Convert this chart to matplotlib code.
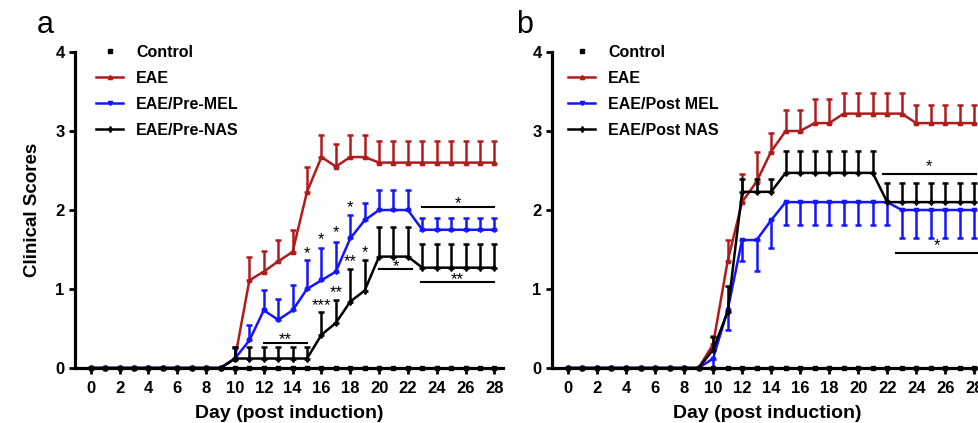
import numpy as np
import matplotlib
matplotlib.use('Agg')
import matplotlib.pyplot as plt
from matplotlib.lines import Line2D

plt.rcParams['font.family'] = ['Liberation Sans', 'DejaVu Sans']

days = list(range(29))

# panel a (pre-treatment)
control = [0] * 29
eae_a = [0, 0, 0, 0, 0, 0, 0, 0, 0, 0,
         0.12, 1.11, 1.22, 1.35, 1.47, 2.23, 2.67, 2.55, 2.67, 2.67,
         2.60, 2.60, 2.60, 2.60, 2.60, 2.60, 2.60, 2.60, 2.60]
eae_a_sem = [0, 0, 0, 0, 0, 0, 0, 0, 0, 0,
             0.15, 0.29, 0.26, 0.27, 0.28, 0.32, 0.28, 0.29, 0.28, 0.28,
             0.27, 0.27, 0.27, 0.27, 0.27, 0.27, 0.27, 0.27, 0.27]
mel_a = [0, 0, 0, 0, 0, 0, 0, 0, 0, 0,
         0.12, 0.35, 0.73, 0.61, 0.73, 1.00, 1.11, 1.22, 1.64, 1.87,
         2.00, 2.00, 2.00, 1.75, 1.75, 1.75, 1.75, 1.75, 1.75]
mel_a_sem = [0, 0, 0, 0, 0, 0, 0, 0, 0, 0,
             0.13, 0.19, 0.26, 0.26, 0.32, 0.37, 0.41, 0.38, 0.30, 0.22,
             0.25, 0.25, 0.25, 0.15, 0.15, 0.15, 0.15, 0.15, 0.15]
nas_a = [0, 0, 0, 0, 0, 0, 0, 0, 0, 0,
         0.12, 0.12, 0.12, 0.12, 0.12, 0.12, 0.42, 0.57, 0.84, 0.98,
         1.41, 1.41, 1.41, 1.27, 1.27, 1.27, 1.27, 1.27, 1.27]
nas_a_sem = [0, 0, 0, 0, 0, 0, 0, 0, 0, 0,
             0.15, 0.15, 0.15, 0.15, 0.15, 0.15, 0.29, 0.29, 0.41, 0.39,
             0.37, 0.37, 0.37, 0.30, 0.30, 0.30, 0.30, 0.30, 0.30]

# panel b (post-treatment)
eae_b = [0, 0, 0, 0, 0, 0, 0, 0, 0, 0,
         0.30, 1.35, 2.10, 2.36, 2.74, 3.00, 3.00, 3.10, 3.10, 3.22,
         3.22, 3.22, 3.22, 3.22, 3.10, 3.10, 3.10, 3.10, 3.10]
eae_b_sem = [0, 0, 0, 0, 0, 0, 0, 0, 0, 0,
             0.10, 0.27, 0.36, 0.38, 0.24, 0.26, 0.26, 0.30, 0.30, 0.26,
             0.26, 0.26, 0.26, 0.26, 0.23, 0.23, 0.23, 0.23, 0.23]
mel_b = [0, 0, 0, 0, 0, 0, 0, 0, 0, 0,
         0.12, 0.73, 1.62, 1.62, 1.87, 2.10, 2.10, 2.10, 2.10, 2.10,
         2.10, 2.10, 2.10, 2.00, 2.00, 2.00, 2.00, 2.00, 2.00]
mel_b_sem = [0, 0, 0, 0, 0, 0, 0, 0, 0, 0,
             0.12, 0.25, 0.27, 0.39, 0.35, 0.29, 0.29, 0.29, 0.29, 0.29,
             0.29, 0.29, 0.29, 0.35, 0.35, 0.35, 0.35, 0.35, 0.35]
nas_b = [0, 0, 0, 0, 0, 0, 0, 0, 0, 0,
         0.23, 0.71, 2.23, 2.23, 2.23, 2.47, 2.47, 2.47, 2.47, 2.47,
         2.47, 2.47, 2.10, 2.10, 2.10, 2.10, 2.10, 2.10, 2.10]
nas_b_sem = [0, 0, 0, 0, 0, 0, 0, 0, 0, 0,
             0.16, 0.33, 0.16, 0.16, 0.16, 0.28, 0.28, 0.28, 0.28, 0.28,
             0.28, 0.28, 0.24, 0.24, 0.24, 0.24, 0.24, 0.24, 0.24]

# significance bars: (start day, end day, y, label)
bars_a = [(12, 15, 0.32, '**'), (20, 22.3, 1.25, '*'),
          (23, 28, 2.04, '*'), (22.9, 28, 1.09, '**')]
bars_b = [(21.7, 28.1, 2.46, '*'), (22.6, 28.2, 1.46, '*')]
# single-point stars: (day, y, label)
stars_a = [(15, 1.45, '*'), (16, 1.63, '*'), (17, 1.72, '*'), (18, 2.04, '*'),
           (19, 1.47, '*'), (16, 0.80, '***'), (17, 0.96, '**'), (18, 1.35, '**')]

RED = '#b01c1c'
BLUE = '#1414ff'


def panel(ax, eae, eae_sem, mel, mel_sem, nas, nas_sem, mel_down):
    z = np.zeros(29)
    ax.plot(days, control, 's', color='black', ms=3, clip_on=False, zorder=6)
    ax.errorbar(days, eae, yerr=[z, eae_sem], color=RED, marker='^', ms=3,
                lw=1.8, elinewidth=1.8, capsize=2.5, capthick=1.8,
                clip_on=False, zorder=3)
    if mel_down:
        merr = [mel_sem, z]
    else:
        merr = [z, mel_sem]
    ax.errorbar(days, mel, yerr=merr, color=BLUE, marker='v', ms=3,
                lw=1.8, elinewidth=1.8, capsize=2.5, capthick=1.8,
                clip_on=False, zorder=4)
    ax.errorbar(days, nas, yerr=[z, nas_sem], color='black', marker='d', ms=3,
                lw=1.8, elinewidth=1.8, capsize=2.5, capthick=1.8,
                clip_on=False, zorder=5)

    ax.set_xlim(-1.1, 28.6)
    ax.set_ylim(0, 4)
    ax.set_xticks(range(0, 29, 2))
    ax.set_yticks([0, 1, 2, 3, 4])
    for s in ['top', 'right']:
        ax.spines[s].set_visible(False)
    for s in ['left', 'bottom']:
        ax.spines[s].set_linewidth(2.3)
    ax.spines['bottom'].set_zorder(7)
    ax.tick_params(width=2, length=4, labelsize=12)
    ax.tick_params(axis='x', pad=5)
    for t in ax.get_xticklabels() + ax.get_yticklabels():
        t.set_fontweight('bold')
    ax.set_xlabel('Day (post induction)', fontsize=14, fontweight='bold',
                  labelpad=7)

    handles = [
        Line2D([], [], ls='none', marker='s', color='black', ms=3.5),
        Line2D([], [], color=RED, lw=1.8, marker='^', ms=3),
        Line2D([], [], color=BLUE, lw=1.8, marker='v', ms=3),
        Line2D([], [], color='black', lw=1.8, marker='d', ms=3),
    ]
    return handles


fig = plt.figure(figsize=(9.79, 4.23), dpi=100)
ax1 = fig.add_axes([75 / 979, 55 / 423, 428 / 979, 316 / 423])
ax2 = fig.add_axes([552 / 979, 55 / 423, 431 / 979, 316 / 423])

labels_a = ['Control', 'EAE', 'EAE/Pre-MEL', 'EAE/Pre-NAS']
labels_b = ['Control', 'EAE', 'EAE/Post MEL', 'EAE/Post NAS']
h1 = panel(ax1, eae_a, eae_a_sem, mel_a, mel_a_sem, nas_a, nas_a_sem, False)
h2 = panel(ax2, eae_b, eae_b_sem, mel_b, mel_b_sem, nas_b, nas_b_sem, True)

ax1.set_ylabel('Clinical Scores', fontsize=13.5, fontweight='bold', labelpad=10)

for x0, x1, y, lab in bars_a:
    ax1.plot([x0, x1], [y, y], color='black', lw=1.5)
    ax1.text((x0 + x1) / 2, y - 0.06, lab, ha='center', va='bottom', fontsize=12)
for x, y, lab in stars_a:
    ax1.text(x, y - 0.1, lab, ha='center', va='bottom', fontsize=12)
for x0, x1, y, lab in bars_b:
    ax2.plot([x0, x1], [y, y], color='black', lw=1.5)
    ax2.text((x0 + x1) / 2, y + 0.0, lab, ha='center', va='bottom', fontsize=12)

for ax, h, labs, xa in [(ax1, h1, labels_a, 88 / 979), (ax2, h2, labels_b, 560 / 979)]:
    ax.legend(h, labs, loc='upper left', bbox_to_anchor=(xa, 1 - 37 / 423),
              bbox_transform=fig.transFigure, frameon=False, borderpad=0,
              handlelength=1.7, handletextpad=0.8, labelspacing=0.68,
              prop={'weight': 'bold', 'size': 11.5})

fig.text(37 / 979, 1 - 25 / 423, 'a', fontsize=22, ha='left', va='center')
fig.text(516 / 979, 1 - 25 / 423, 'b', fontsize=22, ha='left', va='center')

fig.savefig('out.png', dpi=100)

**********

Given request: Set the lines above down again, word for word, from the first through the one containing "0.37, 0.37, 0.37, 0.30, 0.30, 0.30, 0.30, 0.30, 0.30]"; pictures excluded.

Full answer:
Convert this chart to matplotlib code.
import numpy as np
import matplotlib
matplotlib.use('Agg')
import matplotlib.pyplot as plt
from matplotlib.lines import Line2D

plt.rcParams['font.family'] = ['Liberation Sans', 'DejaVu Sans']

days = list(range(29))

# panel a (pre-treatment)
control = [0] * 29
eae_a = [0, 0, 0, 0, 0, 0, 0, 0, 0, 0,
         0.12, 1.11, 1.22, 1.35, 1.47, 2.23, 2.67, 2.55, 2.67, 2.67,
         2.60, 2.60, 2.60, 2.60, 2.60, 2.60, 2.60, 2.60, 2.60]
eae_a_sem = [0, 0, 0, 0, 0, 0, 0, 0, 0, 0,
             0.15, 0.29, 0.26, 0.27, 0.28, 0.32, 0.28, 0.29, 0.28, 0.28,
             0.27, 0.27, 0.27, 0.27, 0.27, 0.27, 0.27, 0.27, 0.27]
mel_a = [0, 0, 0, 0, 0, 0, 0, 0, 0, 0,
         0.12, 0.35, 0.73, 0.61, 0.73, 1.00, 1.11, 1.22, 1.64, 1.87,
         2.00, 2.00, 2.00, 1.75, 1.75, 1.75, 1.75, 1.75, 1.75]
mel_a_sem = [0, 0, 0, 0, 0, 0, 0, 0, 0, 0,
             0.13, 0.19, 0.26, 0.26, 0.32, 0.37, 0.41, 0.38, 0.30, 0.22,
             0.25, 0.25, 0.25, 0.15, 0.15, 0.15, 0.15, 0.15, 0.15]
nas_a = [0, 0, 0, 0, 0, 0, 0, 0, 0, 0,
         0.12, 0.12, 0.12, 0.12, 0.12, 0.12, 0.42, 0.57, 0.84, 0.98,
         1.41, 1.41, 1.41, 1.27, 1.27, 1.27, 1.27, 1.27, 1.27]
nas_a_sem = [0, 0, 0, 0, 0, 0, 0, 0, 0, 0,
             0.15, 0.15, 0.15, 0.15, 0.15, 0.15, 0.29, 0.29, 0.41, 0.39,
             0.37, 0.37, 0.37, 0.30, 0.30, 0.30, 0.30, 0.30, 0.30]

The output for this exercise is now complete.